Available data |
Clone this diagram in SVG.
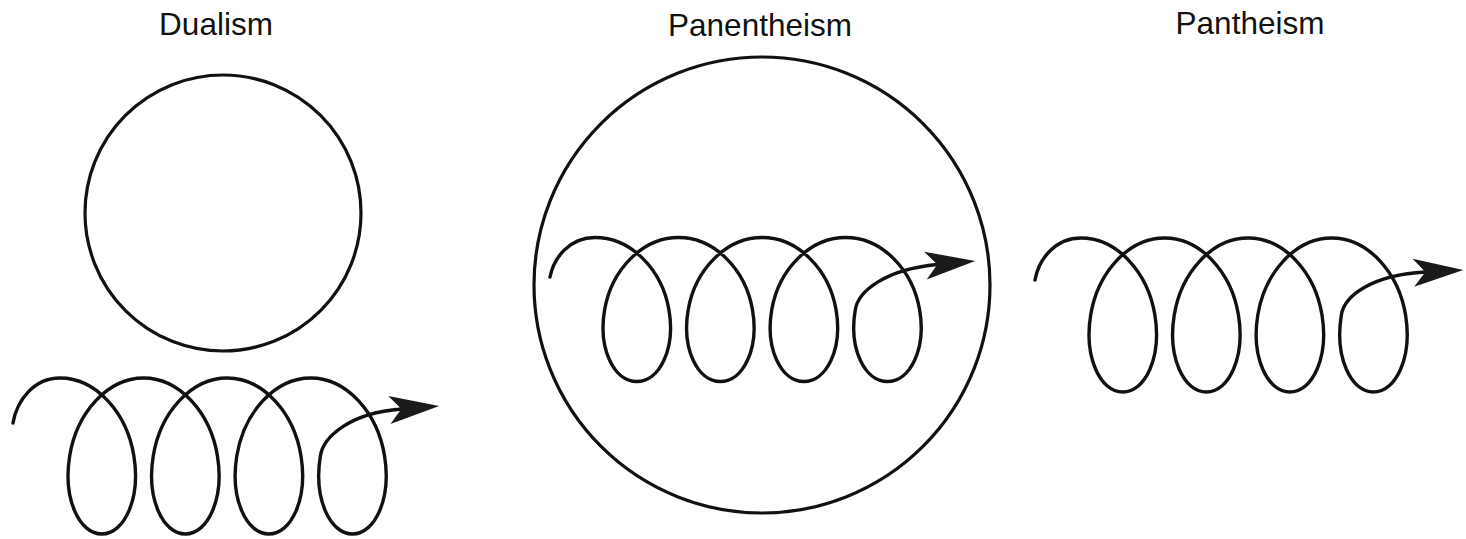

...

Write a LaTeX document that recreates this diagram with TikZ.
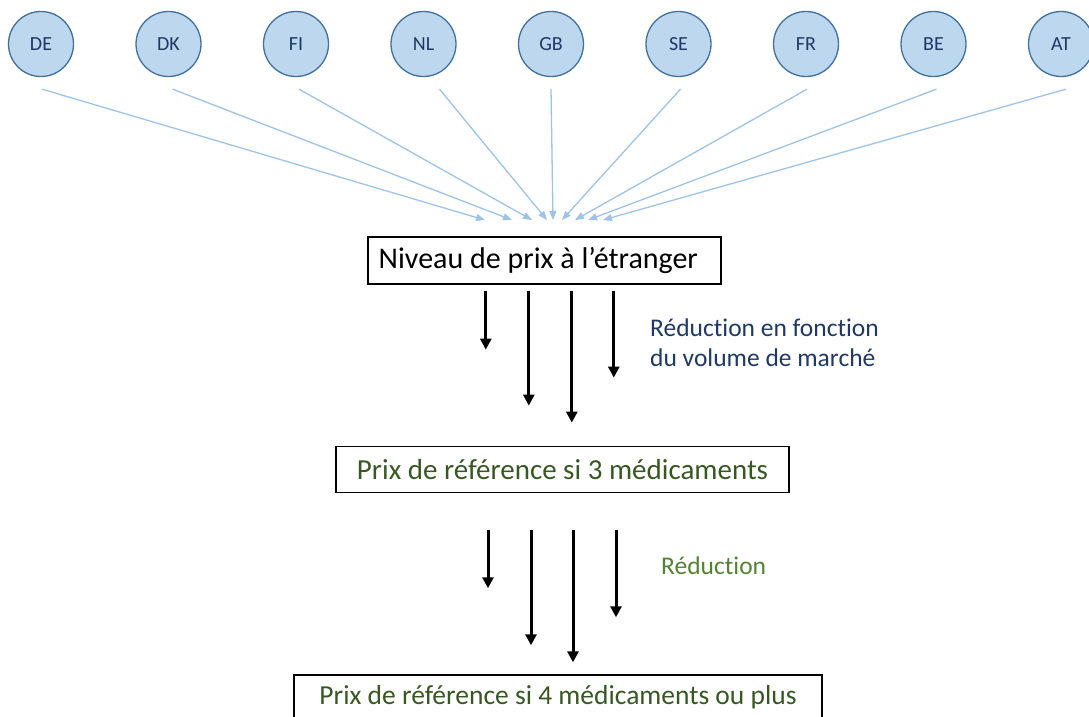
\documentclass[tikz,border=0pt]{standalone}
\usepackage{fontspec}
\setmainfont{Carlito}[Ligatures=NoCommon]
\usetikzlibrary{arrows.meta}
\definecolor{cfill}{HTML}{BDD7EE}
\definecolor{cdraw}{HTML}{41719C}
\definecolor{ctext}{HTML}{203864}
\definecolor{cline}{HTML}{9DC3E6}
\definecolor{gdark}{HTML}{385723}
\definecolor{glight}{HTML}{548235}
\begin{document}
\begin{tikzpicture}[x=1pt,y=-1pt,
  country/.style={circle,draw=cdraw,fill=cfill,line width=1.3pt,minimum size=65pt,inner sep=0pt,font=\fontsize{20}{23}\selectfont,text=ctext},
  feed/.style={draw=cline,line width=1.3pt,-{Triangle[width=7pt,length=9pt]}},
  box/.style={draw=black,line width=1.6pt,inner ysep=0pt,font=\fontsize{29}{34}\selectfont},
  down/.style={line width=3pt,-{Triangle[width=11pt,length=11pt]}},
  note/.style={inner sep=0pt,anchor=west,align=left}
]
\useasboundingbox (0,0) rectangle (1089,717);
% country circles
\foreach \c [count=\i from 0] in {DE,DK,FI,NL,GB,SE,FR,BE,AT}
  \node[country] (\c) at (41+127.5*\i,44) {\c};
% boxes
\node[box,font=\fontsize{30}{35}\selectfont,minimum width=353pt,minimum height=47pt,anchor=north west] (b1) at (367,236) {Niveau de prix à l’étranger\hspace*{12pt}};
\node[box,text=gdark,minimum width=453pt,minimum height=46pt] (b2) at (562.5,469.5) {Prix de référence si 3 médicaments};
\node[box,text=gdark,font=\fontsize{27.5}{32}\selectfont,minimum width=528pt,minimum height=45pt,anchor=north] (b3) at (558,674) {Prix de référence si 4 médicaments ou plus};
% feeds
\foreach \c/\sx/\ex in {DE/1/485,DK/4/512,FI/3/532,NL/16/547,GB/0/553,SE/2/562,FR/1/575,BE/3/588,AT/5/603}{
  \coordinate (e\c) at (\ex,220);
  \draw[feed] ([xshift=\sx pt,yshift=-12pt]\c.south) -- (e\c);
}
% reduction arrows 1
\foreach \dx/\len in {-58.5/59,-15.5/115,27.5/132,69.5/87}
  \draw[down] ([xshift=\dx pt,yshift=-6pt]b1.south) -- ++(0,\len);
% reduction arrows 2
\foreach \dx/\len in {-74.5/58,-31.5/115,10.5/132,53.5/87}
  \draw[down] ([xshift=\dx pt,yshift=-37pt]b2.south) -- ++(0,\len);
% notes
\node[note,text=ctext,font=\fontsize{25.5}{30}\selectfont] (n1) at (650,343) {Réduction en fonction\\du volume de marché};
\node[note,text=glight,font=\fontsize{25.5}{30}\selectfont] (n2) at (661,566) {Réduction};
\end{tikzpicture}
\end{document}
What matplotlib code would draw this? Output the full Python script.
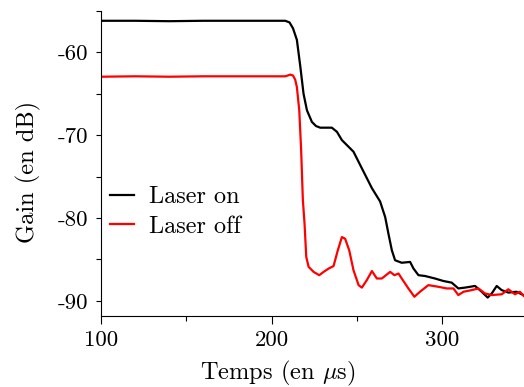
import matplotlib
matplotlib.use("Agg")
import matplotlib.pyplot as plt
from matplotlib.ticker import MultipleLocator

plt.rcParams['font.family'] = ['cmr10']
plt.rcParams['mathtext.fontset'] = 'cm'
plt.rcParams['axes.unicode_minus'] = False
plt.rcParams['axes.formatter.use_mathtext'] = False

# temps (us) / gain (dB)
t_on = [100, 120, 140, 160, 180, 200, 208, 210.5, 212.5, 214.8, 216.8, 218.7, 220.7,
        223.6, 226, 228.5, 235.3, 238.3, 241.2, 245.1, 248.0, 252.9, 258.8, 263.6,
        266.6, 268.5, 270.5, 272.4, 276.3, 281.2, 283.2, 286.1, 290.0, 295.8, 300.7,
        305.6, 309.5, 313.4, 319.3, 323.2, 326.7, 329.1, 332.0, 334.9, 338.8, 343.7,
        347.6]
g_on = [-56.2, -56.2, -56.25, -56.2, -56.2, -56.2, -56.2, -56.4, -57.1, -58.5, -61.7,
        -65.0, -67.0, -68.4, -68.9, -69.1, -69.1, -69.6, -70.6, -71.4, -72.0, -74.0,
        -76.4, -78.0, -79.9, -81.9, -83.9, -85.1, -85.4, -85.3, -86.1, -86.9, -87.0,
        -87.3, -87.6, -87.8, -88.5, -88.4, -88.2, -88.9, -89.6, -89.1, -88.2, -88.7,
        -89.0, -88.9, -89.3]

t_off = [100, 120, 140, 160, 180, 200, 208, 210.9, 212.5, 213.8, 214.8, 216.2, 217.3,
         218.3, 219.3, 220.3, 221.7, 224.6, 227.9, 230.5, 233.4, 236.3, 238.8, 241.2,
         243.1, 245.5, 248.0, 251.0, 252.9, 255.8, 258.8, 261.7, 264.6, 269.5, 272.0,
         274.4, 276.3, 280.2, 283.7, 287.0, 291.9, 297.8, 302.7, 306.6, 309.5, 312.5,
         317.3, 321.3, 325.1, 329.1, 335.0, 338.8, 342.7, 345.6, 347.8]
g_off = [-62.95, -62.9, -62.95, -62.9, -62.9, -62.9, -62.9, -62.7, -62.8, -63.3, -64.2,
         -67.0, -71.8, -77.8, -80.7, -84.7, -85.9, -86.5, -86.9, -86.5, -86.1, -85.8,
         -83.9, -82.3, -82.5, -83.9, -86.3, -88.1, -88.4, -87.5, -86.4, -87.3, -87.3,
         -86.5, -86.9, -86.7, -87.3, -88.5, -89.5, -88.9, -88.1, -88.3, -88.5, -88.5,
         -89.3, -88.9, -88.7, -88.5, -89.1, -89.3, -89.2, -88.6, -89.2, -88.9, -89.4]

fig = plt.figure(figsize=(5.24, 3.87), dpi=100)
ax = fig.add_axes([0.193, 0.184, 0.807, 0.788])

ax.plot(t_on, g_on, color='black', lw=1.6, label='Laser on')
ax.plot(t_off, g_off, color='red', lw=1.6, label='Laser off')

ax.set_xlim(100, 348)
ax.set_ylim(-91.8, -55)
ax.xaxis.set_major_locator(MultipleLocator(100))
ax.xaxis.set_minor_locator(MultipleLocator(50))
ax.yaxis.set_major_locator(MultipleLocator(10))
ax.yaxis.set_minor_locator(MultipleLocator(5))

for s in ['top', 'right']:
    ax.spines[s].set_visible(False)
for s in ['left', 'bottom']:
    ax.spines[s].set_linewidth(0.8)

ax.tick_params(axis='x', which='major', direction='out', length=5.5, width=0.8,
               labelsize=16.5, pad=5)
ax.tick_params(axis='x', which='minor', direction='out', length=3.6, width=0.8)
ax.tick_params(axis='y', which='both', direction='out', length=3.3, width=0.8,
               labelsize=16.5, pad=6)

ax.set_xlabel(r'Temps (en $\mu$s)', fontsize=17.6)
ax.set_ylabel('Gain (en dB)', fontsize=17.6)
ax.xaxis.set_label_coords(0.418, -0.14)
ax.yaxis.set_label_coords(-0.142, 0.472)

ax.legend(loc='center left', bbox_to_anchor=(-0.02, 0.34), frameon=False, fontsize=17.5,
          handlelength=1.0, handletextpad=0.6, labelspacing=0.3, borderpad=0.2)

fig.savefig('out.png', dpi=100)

* * *

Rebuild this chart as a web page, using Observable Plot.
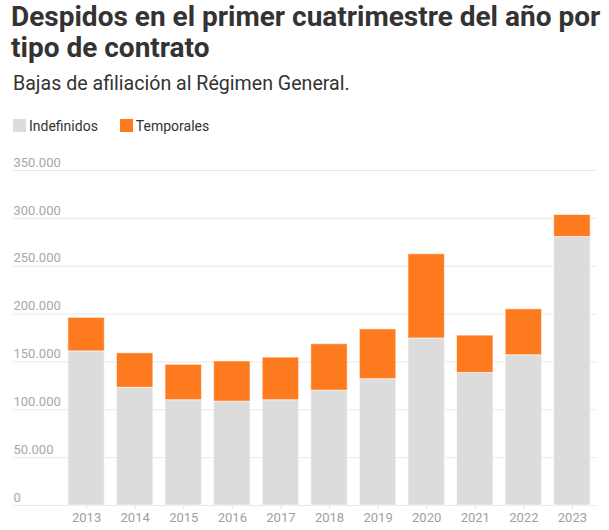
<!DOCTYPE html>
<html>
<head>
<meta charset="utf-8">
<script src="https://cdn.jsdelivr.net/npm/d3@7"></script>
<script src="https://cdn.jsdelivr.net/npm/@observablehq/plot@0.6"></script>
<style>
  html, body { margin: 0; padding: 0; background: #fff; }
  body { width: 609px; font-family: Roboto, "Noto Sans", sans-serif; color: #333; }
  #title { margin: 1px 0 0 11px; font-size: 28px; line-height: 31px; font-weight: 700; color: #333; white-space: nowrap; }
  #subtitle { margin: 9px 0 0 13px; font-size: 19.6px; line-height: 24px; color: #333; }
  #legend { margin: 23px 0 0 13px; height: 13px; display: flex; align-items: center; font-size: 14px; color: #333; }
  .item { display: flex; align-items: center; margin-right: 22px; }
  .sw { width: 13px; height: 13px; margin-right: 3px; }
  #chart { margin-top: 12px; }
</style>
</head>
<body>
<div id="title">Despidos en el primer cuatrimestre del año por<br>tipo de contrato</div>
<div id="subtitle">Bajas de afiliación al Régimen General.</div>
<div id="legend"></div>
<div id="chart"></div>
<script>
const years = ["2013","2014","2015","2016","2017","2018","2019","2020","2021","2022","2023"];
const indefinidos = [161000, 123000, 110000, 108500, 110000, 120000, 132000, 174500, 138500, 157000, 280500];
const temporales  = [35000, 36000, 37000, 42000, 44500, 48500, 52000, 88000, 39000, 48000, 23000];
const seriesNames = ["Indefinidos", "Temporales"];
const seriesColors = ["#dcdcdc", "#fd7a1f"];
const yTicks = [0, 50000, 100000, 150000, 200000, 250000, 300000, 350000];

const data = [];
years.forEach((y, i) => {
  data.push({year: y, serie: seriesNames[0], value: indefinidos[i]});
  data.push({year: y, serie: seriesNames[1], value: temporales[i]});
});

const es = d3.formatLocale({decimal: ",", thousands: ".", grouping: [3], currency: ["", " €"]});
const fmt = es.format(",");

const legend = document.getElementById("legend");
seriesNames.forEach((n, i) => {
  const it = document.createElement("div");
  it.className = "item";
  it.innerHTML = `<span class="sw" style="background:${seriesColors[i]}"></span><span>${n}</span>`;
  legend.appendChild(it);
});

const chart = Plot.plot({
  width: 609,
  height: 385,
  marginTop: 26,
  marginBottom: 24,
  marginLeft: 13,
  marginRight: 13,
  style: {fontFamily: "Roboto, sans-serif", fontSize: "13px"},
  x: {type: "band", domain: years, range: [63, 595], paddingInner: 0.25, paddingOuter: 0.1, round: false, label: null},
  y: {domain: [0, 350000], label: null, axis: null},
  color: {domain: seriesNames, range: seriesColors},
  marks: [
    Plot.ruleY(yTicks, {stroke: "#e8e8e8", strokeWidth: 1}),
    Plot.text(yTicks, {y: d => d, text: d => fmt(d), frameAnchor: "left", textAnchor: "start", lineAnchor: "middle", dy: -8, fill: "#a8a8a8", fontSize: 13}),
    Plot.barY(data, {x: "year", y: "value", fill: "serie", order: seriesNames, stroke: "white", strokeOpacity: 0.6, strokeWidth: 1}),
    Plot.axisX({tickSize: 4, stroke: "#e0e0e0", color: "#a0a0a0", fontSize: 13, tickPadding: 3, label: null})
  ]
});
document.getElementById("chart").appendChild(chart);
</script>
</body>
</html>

Your goal |
Look over the listing. Pull out every line with the string "chart" in it.

Problem solution |
Rebuild this chart as a web page, using Observable Plot.
  #chart { margin-top: 12px; }
<div id="chart"></div>
const chart = Plot.plot({
document.getElementById("chart").appendChild(chart);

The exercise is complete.